England’s historic Midlands district forms a broad belt across the middle of the country from the North to the Irish Seas. Before England was unified under King Aelfred (“The Great”) in the ninth century, it was an independent kingdom known as Mercia; during Norman times, its massive hardwood forests were the setting of the exploits of Saxon rebels, forming the basis of the “Robin Hood” legends. Over the centuries, the land has been also been invaded by Romans, Scots, Picts, Angles, Jutes, Norsemen, and Danes. Today, the invader is Asbestos.
What is horrifying to British health authorities is not so much the fact that rates of asbestos-related cancer are soaring in the Midlands, but the fact that increasingly, these victims are not the industrial workers who typically contract asbestos illness, but teachers and nurses. Margaret Worthington, aged 70, is one of those teachers.
She is now dying from mesothelioma, and is suing the local education chiefs for the asbestos to which she was exposed as a result of using classroom pinboards. Alida Coates is an industrial disease expert with a local law firm. She gave the following statement: “Although there is hope for the future, we have seen a year on year increase in the number of people developing mesothelioma. Of greatest concern is the growing number of people like Margaret Worthington who worked in jobs, not usually associated with heavy exposure to asbestos and who have been diagnosed with mesothelioma. “These include teachers, hospital staff and family members exposed to asbestos dust on their loved ones’ work clothes.” Why is this happening?

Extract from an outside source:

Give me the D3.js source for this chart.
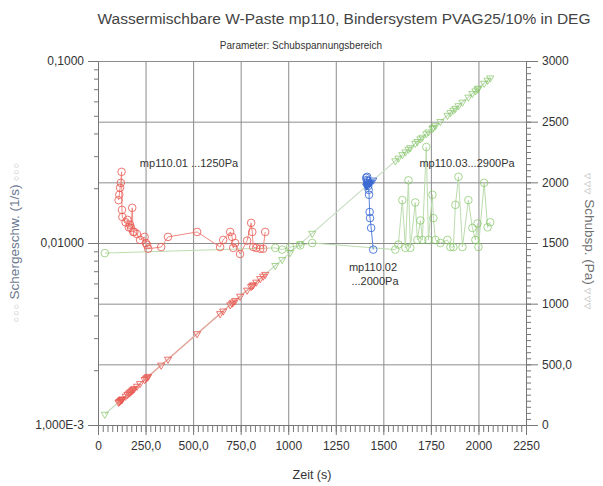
<!DOCTYPE html>
<html>
<head>
<meta charset="utf-8">
<script src="https://cdn.jsdelivr.net/npm/d3@7"></script>
<style>
  html, body { margin: 0; padding: 0; background: #fff; }
  svg { display: block; font-family: "Liberation Sans", Arial, sans-serif; }
</style>
</head>
<body>
<svg id="chart" width="603" height="486"></svg>
<script>
// Time axis (s), shear rate (1/s, log axis left), shear stress (Pa, right axis)
const timeTicks = [0, 250, 500, 750, 1000, 1250, 1500, 1750, 2000, 2250];
const timeTickLabels = ["0", "250,0", "500,0", "750,0", "1000", "1250", "1500", "1750", "2000", "2250"];
const rateTicks = [0.001, 0.01, 0.1];
const rateTickLabels = ["1,000E-3", "0,01000", "0,1000"];
const stressTicks = [0, 500, 1000, 1500, 2000, 2500, 3000];
const stressTickLabels = ["0", "500,0", "1000", "1500", "2000", "2500", "3000"];

// mp110.01 (ramp up to 1250 Pa)
const redTime   = [108, 112, 116, 120, 124, 126, 128, 145, 155, 162, 168, 174, 180, 185, 191, 205, 221, 245, 252, 258, 264, 332, 368, 521, 642, 658, 695, 705, 711, 721, 747, 784, 805, 811, 816, 832, 853, 868, 879];
const redRate   = [0.0172, 0.0184, 0.0201, 0.0214, 0.0246, 0.0152, 0.0139, 0.0130, 0.0134, 0.0122, 0.0126, 0.0121, 0.0156, 0.0115, 0.0115, 0.0112, 0.0104, 0.0108, 0.0100, 0.00975, 0.0093, 0.0095, 0.0108, 0.0115, 0.0095, 0.0104, 0.0115, 0.0108, 0.0094, 0.0100, 0.0087, 0.0103, 0.0129, 0.0115, 0.0095, 0.0094, 0.0093, 0.0093, 0.0115];
const redStress = [187, 192, 198, 203, 209, 211, 214, 237, 251, 261, 269, 277, 285, 292, 300, 319, 341, 374, 384, 392, 400, 493, 542, 752, 917, 939, 990, 1003, 1012, 1025, 1061, 1111, 1140, 1148, 1155, 1177, 1206, 1226, 1241];

// mp110.02 (ramp up to 2000 Pa)
const blueTime   = [1410, 1413, 1415, 1417, 1419, 1421, 1423, 1425, 1428, 1430, 1436, 1447];
const blueRate   = [0.0228, 0.0222, 0.0231, 0.0214, 0.0219, 0.0206, 0.0196, 0.0184, 0.0148, 0.0137, 0.0121, 0.0092];
const blueStress = [1968, 1972, 1975, 1977, 1980, 1983, 1986, 1988, 1992, 1995, 2003, 2018];

// mp110.03 (ramp up to 2900 Pa)
const greenTime   = [36, 932, 968, 1010, 1063, 1126, 1563, 1579, 1600, 1616, 1632, 1642, 1668, 1679, 1695, 1705, 1726, 1737, 1758, 1763, 1774, 1800, 1837, 1853, 1868, 1879, 1895, 1916, 1947, 1968, 1984, 1995, 2000, 2030, 2048, 2062];
const greenRate   = [0.0088, 0.0094, 0.0092, 0.0095, 0.0097, 0.0100, 0.0092, 0.0098, 0.0172, 0.0094, 0.0221, 0.0094, 0.0167, 0.0104, 0.0133, 0.0104, 0.0337, 0.0104, 0.0184, 0.0137, 0.0104, 0.0100, 0.0104, 0.0095, 0.0095, 0.0162, 0.0231, 0.0095, 0.0172, 0.0121, 0.0104, 0.0128, 0.0095, 0.0214, 0.0122, 0.0130];
const greenStress = [88, 1314, 1363, 1421, 1493, 1579, 2177, 2199, 2228, 2250, 2272, 2285, 2321, 2336, 2358, 2371, 2400, 2415, 2444, 2451, 2466, 2501, 2552, 2574, 2594, 2609, 2631, 2660, 2702, 2731, 2753, 2768, 2775, 2816, 2841, 2860];

const colRed = "#e9574f", colBlue = "#3867d2", colGreen = "#7ec25c";
const svg = d3.select("#chart");
const plotLeft = 98, plotRight = 526, plotTop = 61, plotBottom = 425;

const x = d3.scaleLinear().domain([0, 2250]).range([plotLeft, plotRight]);
const yRate = d3.scaleLog().domain([0.001, 0.1]).range([plotBottom, plotTop]);
const yStress = d3.scaleLinear().domain([0, 3000]).range([plotBottom, plotTop]);

// grid
const grid = svg.append("g").attr("stroke", "#8c8c8c").attr("stroke-width", 1);
grid.selectAll("line.v").data(timeTicks.filter(t => t > 0 && t < 2250)).join("line")
  .attr("x1", d => x(d) + 0.5).attr("x2", d => x(d) + 0.5).attr("y1", plotTop).attr("y2", plotBottom);
grid.selectAll("line.h").data(stressTicks.filter(s => s > 0)).join("line")
  .attr("x1", plotLeft).attr("x2", plotRight).attr("y1", d => yStress(d) + 0.5).attr("y2", d => yStress(d) + 0.5);

// axes
function styleAxis(g) {
  g.selectAll("path.domain").attr("stroke", "#777");
  g.selectAll(".tick line").attr("stroke", "#777");
  g.selectAll(".tick text").attr("fill", "#333").attr("font-size", 12)
    .attr("font-family", "'Liberation Sans Narrow', 'Liberation Sans', Arial, sans-serif");
}
const minorRate = [];
[0.001, 0.01].forEach(dec => { for (let k = 2; k <= 9; k++) minorRate.push(dec * k); });

svg.append("g").attr("transform", `translate(${plotLeft},0)`)
  .call(d3.axisLeft(yRate).tickValues(minorRate).tickSize(4).tickFormat(""))
  .call(styleAxis);
svg.append("g").attr("transform", `translate(${plotLeft},0)`)
  .call(d3.axisLeft(yRate).tickValues(rateTicks).tickSize(10).tickPadding(4)
    .tickFormat((d, i) => rateTickLabels[i]))
  .call(styleAxis);

svg.append("g").attr("transform", `translate(0,${plotBottom})`)
  .call(d3.axisBottom(x).tickValues(d3.range(0, 2251, 25)).tickSize(7).tickFormat(""))
  .call(styleAxis);
svg.append("g").attr("transform", `translate(0,${plotBottom})`)
  .call(d3.axisBottom(x).tickValues(timeTicks).tickSize(10).tickPadding(6)
    .tickFormat((d, i) => timeTickLabels[i]))
  .call(styleAxis);

svg.append("g").attr("transform", `translate(${plotRight},0)`)
  .call(d3.axisRight(yStress).tickValues(d3.range(0, 3001, 50)).tickSize(5).tickFormat(""))
  .call(styleAxis);
svg.append("g").attr("transform", `translate(${plotRight},0)`)
  .call(d3.axisRight(yStress).tickValues(stressTicks).tickSize(12).tickPadding(4)
    .tickFormat((d, i) => stressTickLabels[i]))
  .call(styleAxis);

// top frame
svg.append("line").attr("x1", plotLeft).attr("x2", plotRight).attr("y1", plotTop + 0.5).attr("y2", plotTop + 0.5)
  .attr("stroke", "#8c8c8c");

// series
const tri = d3.symbol().type(d3.symbolTriangle).size(22);
function drawSeries(time, rate, stress, color, lineColor, stressLineColor, markerOpacity) {
  const pts = time.map((t, i) => ({ t, r: rate[i], s: stress[i] }));
  const g = svg.append("g");
  g.append("path").datum(pts)
    .attr("d", d3.line().x(d => x(d.t)).y(d => yStress(d.s)))
    .attr("fill", "none").attr("stroke", stressLineColor).attr("stroke-width", 1.2);
  g.selectAll("path.tri").data(pts).join("path")
    .attr("d", tri)
    .attr("transform", d => `translate(${x(d.t)},${yStress(d.s)}) rotate(180)`)
    .attr("fill", "none").attr("stroke", color).attr("stroke-width", 0.9).attr("opacity", markerOpacity);
  g.append("path").datum(pts)
    .attr("d", d3.line().x(d => x(d.t)).y(d => yRate(d.r)))
    .attr("fill", "none").attr("stroke", lineColor).attr("stroke-width", 1);
  g.selectAll("circle").data(pts).join("circle")
    .attr("cx", d => x(d.t)).attr("cy", d => yRate(d.r)).attr("r", 3.8)
    .attr("fill", "none").attr("stroke", color).attr("stroke-width", 0.9).attr("opacity", markerOpacity);
}
drawSeries(greenTime, greenRate, greenStress, colGreen, "#bcdcae", "#c8dcc4", 0.75);
drawSeries(redTime, redRate, redStress, colRed, "#ee8a82", "#e9a29b", 0.9);
drawSeries(blueTime, blueRate, blueStress, colBlue, "#5b82db", "#8aa6e4", 0.95);

// series annotations
const ann = svg.append("g").attr("fill", "#333").attr("font-size", 11)
  .attr("font-family", "'Liberation Sans Narrow', 'Liberation Sans', Arial, sans-serif");
ann.append("text").attr("x", 189).attr("y", 167).attr("text-anchor", "middle").text("mp110.01 ...1250Pa");
ann.append("text").attr("x", 373).attr("y", 271).attr("text-anchor", "middle").text("mp110.02");
ann.append("text").attr("x", 375).attr("y", 285).attr("text-anchor", "middle").text("...2000Pa");
ann.append("text").attr("x", 467).attr("y", 167).attr("text-anchor", "middle").text("mp110.03...2900Pa");

// titles
svg.append("text").attr("x", 344).attr("y", 24).attr("font-size", 15.5).attr("fill", "#444")
  .attr("text-anchor", "middle")
  .text("Wassermischbare W-Paste mp110, Bindersystem PVAG25/10% in DEG");
svg.append("text").attr("x", 301).attr("y", 49).attr("font-size", 10).attr("fill", "#333")
  .attr("text-anchor", "middle")
  .text("Parameter: Schubspannungsbereich");
svg.append("text").attr("x", 312).attr("y", 479).attr("font-size", 12.5).attr("fill", "#333")
  .attr("text-anchor", "middle").text("Zeit (s)");

const yTitle = svg.append("text").attr("transform", "translate(19,242) rotate(-90)")
  .attr("text-anchor", "middle").attr("font-size", 13.5);
yTitle.append("tspan").attr("fill", "#b0b0b0").attr("font-size", 9).attr("letter-spacing", 1).text("○○○ ");
yTitle.append("tspan").attr("fill", "#6b7890").text("Schergeschw. (1/s)");
yTitle.append("tspan").attr("fill", "#b0b0b0").attr("font-size", 9).attr("letter-spacing", 1).text(" ○○○");

const y2Title = svg.append("text").attr("transform", "translate(585,242) rotate(90)")
  .attr("text-anchor", "middle").attr("font-size", 13.5);
y2Title.append("tspan").attr("fill", "#a8a8a8").attr("font-size", 8).attr("letter-spacing", 1.5).text("▽▽▽ ");
y2Title.append("tspan").attr("fill", "#707070").text("Schubsp. (Pa)");
y2Title.append("tspan").attr("fill", "#a8a8a8").attr("font-size", 8).attr("letter-spacing", 1.5).text(" ▽▽▽");
</script>
</body>
</html>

The only answer that Ms. Coates had was that more asbestos was used in the construction of schools and hospitals in the area than is generally realized. Ms. Worthington, a grandmother and wife of a retired engineer of the Royal Navy, is understandably angry about the “death sentence” she is under: “I do feel angry because I was careful about what I ate, drank moderately, was very active and confident…now I get breathless easily and don’t know how long I have left. It is unfair and I feel like punching a wall, but that attitude makes you ill.”